RECORDS TO USE:
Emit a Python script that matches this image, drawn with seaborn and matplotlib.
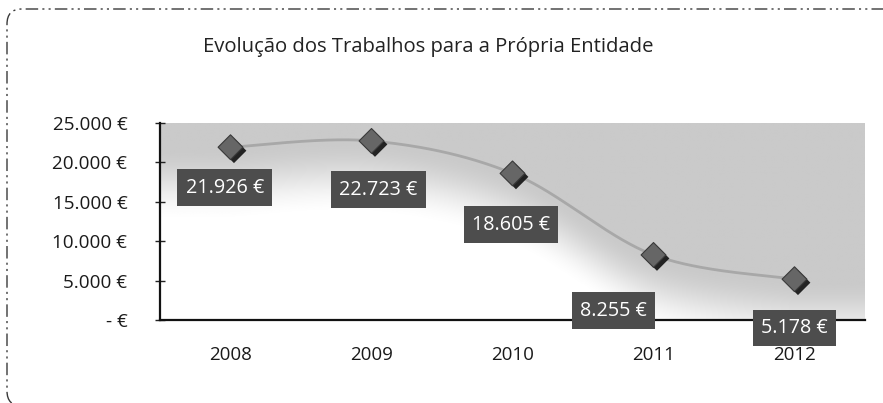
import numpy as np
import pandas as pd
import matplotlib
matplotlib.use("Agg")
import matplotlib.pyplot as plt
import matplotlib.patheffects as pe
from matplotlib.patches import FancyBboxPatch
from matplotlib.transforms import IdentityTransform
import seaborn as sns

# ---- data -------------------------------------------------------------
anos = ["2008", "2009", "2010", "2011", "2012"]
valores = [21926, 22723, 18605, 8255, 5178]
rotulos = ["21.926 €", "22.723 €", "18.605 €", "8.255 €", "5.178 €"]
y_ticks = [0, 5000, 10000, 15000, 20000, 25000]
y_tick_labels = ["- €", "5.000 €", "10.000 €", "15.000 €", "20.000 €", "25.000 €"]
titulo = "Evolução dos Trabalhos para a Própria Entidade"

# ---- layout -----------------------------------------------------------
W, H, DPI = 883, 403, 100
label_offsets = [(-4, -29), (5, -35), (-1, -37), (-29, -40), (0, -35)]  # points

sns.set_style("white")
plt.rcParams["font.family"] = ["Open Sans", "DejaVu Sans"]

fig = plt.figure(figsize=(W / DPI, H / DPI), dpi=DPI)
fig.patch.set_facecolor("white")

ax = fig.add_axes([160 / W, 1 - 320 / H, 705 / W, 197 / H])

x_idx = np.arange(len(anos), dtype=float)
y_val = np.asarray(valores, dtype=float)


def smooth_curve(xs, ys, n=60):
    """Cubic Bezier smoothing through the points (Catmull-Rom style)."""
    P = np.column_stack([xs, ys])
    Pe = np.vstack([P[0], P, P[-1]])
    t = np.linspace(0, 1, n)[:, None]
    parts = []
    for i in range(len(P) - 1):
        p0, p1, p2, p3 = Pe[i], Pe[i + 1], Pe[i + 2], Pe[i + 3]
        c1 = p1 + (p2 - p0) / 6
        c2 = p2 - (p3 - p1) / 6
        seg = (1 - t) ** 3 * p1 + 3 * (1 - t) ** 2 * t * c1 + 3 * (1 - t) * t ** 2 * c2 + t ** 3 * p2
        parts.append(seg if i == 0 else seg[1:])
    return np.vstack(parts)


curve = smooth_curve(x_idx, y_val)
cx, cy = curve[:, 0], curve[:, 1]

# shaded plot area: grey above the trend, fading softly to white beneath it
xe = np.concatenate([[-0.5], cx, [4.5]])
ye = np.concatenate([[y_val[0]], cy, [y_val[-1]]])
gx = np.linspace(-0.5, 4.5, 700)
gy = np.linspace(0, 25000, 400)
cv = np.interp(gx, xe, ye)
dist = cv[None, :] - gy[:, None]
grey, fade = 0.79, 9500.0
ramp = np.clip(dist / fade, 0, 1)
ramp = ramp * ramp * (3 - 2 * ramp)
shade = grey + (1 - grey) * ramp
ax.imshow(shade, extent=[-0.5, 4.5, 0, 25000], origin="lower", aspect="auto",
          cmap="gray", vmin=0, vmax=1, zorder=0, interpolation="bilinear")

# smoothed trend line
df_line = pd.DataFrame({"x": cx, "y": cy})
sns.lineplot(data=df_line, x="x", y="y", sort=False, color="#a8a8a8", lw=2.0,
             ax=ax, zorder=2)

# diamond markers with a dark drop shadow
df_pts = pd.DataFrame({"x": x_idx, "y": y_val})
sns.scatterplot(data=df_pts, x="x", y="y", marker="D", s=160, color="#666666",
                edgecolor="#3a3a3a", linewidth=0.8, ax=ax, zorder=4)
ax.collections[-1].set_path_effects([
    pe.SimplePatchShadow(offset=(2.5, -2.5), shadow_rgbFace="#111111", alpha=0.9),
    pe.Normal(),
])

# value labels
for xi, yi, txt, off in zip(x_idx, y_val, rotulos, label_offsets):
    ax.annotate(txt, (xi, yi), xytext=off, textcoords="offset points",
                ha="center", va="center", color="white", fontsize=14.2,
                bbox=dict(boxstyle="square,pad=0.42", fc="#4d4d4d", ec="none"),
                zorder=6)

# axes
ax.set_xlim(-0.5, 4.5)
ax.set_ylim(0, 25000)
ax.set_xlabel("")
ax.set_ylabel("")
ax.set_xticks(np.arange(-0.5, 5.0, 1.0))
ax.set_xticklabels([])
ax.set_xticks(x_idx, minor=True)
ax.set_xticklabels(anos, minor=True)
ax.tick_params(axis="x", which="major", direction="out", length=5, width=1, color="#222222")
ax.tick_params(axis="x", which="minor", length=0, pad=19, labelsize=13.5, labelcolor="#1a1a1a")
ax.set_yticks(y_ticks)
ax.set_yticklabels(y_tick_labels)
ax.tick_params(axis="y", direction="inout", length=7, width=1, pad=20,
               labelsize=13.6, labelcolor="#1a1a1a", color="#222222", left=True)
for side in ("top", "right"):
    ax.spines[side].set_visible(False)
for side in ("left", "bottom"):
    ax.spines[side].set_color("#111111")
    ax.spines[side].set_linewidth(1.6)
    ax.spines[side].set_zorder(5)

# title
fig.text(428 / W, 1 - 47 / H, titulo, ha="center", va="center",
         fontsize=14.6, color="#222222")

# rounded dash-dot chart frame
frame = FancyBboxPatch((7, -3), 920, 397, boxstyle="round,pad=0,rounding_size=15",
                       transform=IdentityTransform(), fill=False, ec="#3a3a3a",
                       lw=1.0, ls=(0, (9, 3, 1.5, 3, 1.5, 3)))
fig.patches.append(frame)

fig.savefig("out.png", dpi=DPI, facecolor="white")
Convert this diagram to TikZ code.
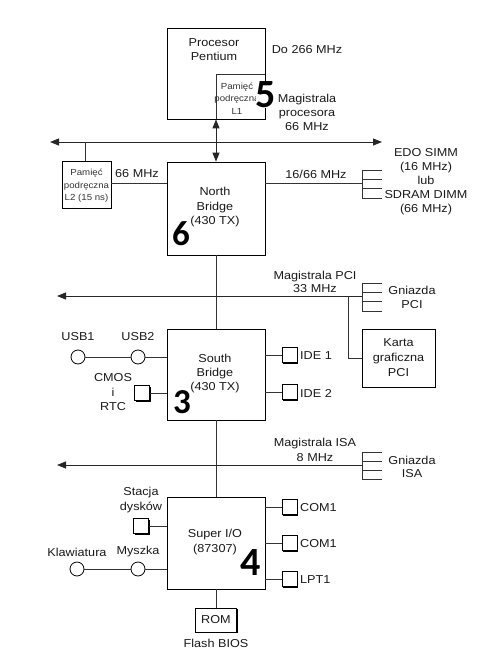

TASK DIRECTIONS: Write out the entries again, exactly as given, skipping any images.

WRITTEN RESPONSE:
Emit a Python script that matches this image, drawn with seaborn and matplotlib.
import numpy as np
import pandas as pd
import matplotlib
matplotlib.use("Agg")
import matplotlib.pyplot as plt
import matplotlib.patheffects as pe
from matplotlib.patches import FancyBboxPatch
from matplotlib.transforms import IdentityTransform
import seaborn as sns

# ---- data -------------------------------------------------------------
anos = ["2008", "2009", "2010", "2011", "2012"]
valores = [21926, 22723, 18605, 8255, 5178]
rotulos = ["21.926 €", "22.723 €", "18.605 €", "8.255 €", "5.178 €"]
y_ticks = [0, 5000, 10000, 15000, 20000, 25000]
y_tick_labels = ["- €", "5.000 €", "10.000 €", "15.000 €", "20.000 €", "25.000 €"]
titulo = "Evolução dos Trabalhos para a Própria Entidade"

# ---- layout -----------------------------------------------------------
W, H, DPI = 883, 403, 100
label_offsets = [(-4, -29), (5, -35), (-1, -37), (-29, -40), (0, -35)]  # points

sns.set_style("white")
plt.rcParams["font.family"] = ["Open Sans", "DejaVu Sans"]

fig = plt.figure(figsize=(W / DPI, H / DPI), dpi=DPI)
fig.patch.set_facecolor("white")

ax = fig.add_axes([160 / W, 1 - 320 / H, 705 / W, 197 / H])

x_idx = np.arange(len(anos), dtype=float)
y_val = np.asarray(valores, dtype=float)


def smooth_curve(xs, ys, n=60):
    """Cubic Bezier smoothing through the points (Catmull-Rom style)."""
    P = np.column_stack([xs, ys])
    Pe = np.vstack([P[0], P, P[-1]])
    t = np.linspace(0, 1, n)[:, None]
    parts = []
    for i in range(len(P) - 1):
        p0, p1, p2, p3 = Pe[i], Pe[i + 1], Pe[i + 2], Pe[i + 3]
        c1 = p1 + (p2 - p0) / 6
        c2 = p2 - (p3 - p1) / 6
        seg = (1 - t) ** 3 * p1 + 3 * (1 - t) ** 2 * t * c1 + 3 * (1 - t) * t ** 2 * c2 + t ** 3 * p2
        parts.append(seg if i == 0 else seg[1:])
    return np.vstack(parts)


curve = smooth_curve(x_idx, y_val)
cx, cy = curve[:, 0], curve[:, 1]

# shaded plot area: grey above the trend, fading softly to white beneath it
xe = np.concatenate([[-0.5], cx, [4.5]])
ye = np.concatenate([[y_val[0]], cy, [y_val[-1]]])
gx = np.linspace(-0.5, 4.5, 700)
gy = np.linspace(0, 25000, 400)
cv = np.interp(gx, xe, ye)
dist = cv[None, :] - gy[:, None]
grey, fade = 0.79, 9500.0
ramp = np.clip(dist / fade, 0, 1)
ramp = ramp * ramp * (3 - 2 * ramp)
shade = grey + (1 - grey) * ramp
ax.imshow(shade, extent=[-0.5, 4.5, 0, 25000], origin="lower", aspect="auto",
          cmap="gray", vmin=0, vmax=1, zorder=0, interpolation="bilinear")

# smoothed trend line
df_line = pd.DataFrame({"x": cx, "y": cy})
sns.lineplot(data=df_line, x="x", y="y", sort=False, color="#a8a8a8", lw=2.0,
             ax=ax, zorder=2)

# diamond markers with a dark drop shadow
df_pts = pd.DataFrame({"x": x_idx, "y": y_val})
sns.scatterplot(data=df_pts, x="x", y="y", marker="D", s=160, color="#666666",
                edgecolor="#3a3a3a", linewidth=0.8, ax=ax, zorder=4)
ax.collections[-1].set_path_effects([
    pe.SimplePatchShadow(offset=(2.5, -2.5), shadow_rgbFace="#111111", alpha=0.9),
    pe.Normal(),
])

# value labels
for xi, yi, txt, off in zip(x_idx, y_val, rotulos, label_offsets):
    ax.annotate(txt, (xi, yi), xytext=off, textcoords="offset points",
                ha="center", va="center", color="white", fontsize=14.2,
                bbox=dict(boxstyle="square,pad=0.42", fc="#4d4d4d", ec="none"),
                zorder=6)

# axes
ax.set_xlim(-0.5, 4.5)
ax.set_ylim(0, 25000)
ax.set_xlabel("")
ax.set_ylabel("")
ax.set_xticks(np.arange(-0.5, 5.0, 1.0))
ax.set_xticklabels([])
ax.set_xticks(x_idx, minor=True)
ax.set_xticklabels(anos, minor=True)
ax.tick_params(axis="x", which="major", direction="out", length=5, width=1, color="#222222")
ax.tick_params(axis="x", which="minor", length=0, pad=19, labelsize=13.5, labelcolor="#1a1a1a")
ax.set_yticks(y_ticks)
ax.set_yticklabels(y_tick_labels)
ax.tick_params(axis="y", direction="inout", length=7, width=1, pad=20,
               labelsize=13.6, labelcolor="#1a1a1a", color="#222222", left=True)
for side in ("top", "right"):
    ax.spines[side].set_visible(False)
for side in ("left", "bottom"):
    ax.spines[side].set_color("#111111")
    ax.spines[side].set_linewidth(1.6)
    ax.spines[side].set_zorder(5)

# title
fig.text(428 / W, 1 - 47 / H, titulo, ha="center", va="center",
         fontsize=14.6, color="#222222")

# rounded dash-dot chart frame
frame = FancyBboxPatch((7, -3), 920, 397, boxstyle="round,pad=0,rounding_size=15",
                       transform=IdentityTransform(), fill=False, ec="#3a3a3a",
                       lw=1.0, ls=(0, (9, 3, 1.5, 3, 1.5, 3)))
fig.patches.append(frame)

fig.savefig("out.png", dpi=DPI, facecolor="white")
Convert this diagram to TikZ code.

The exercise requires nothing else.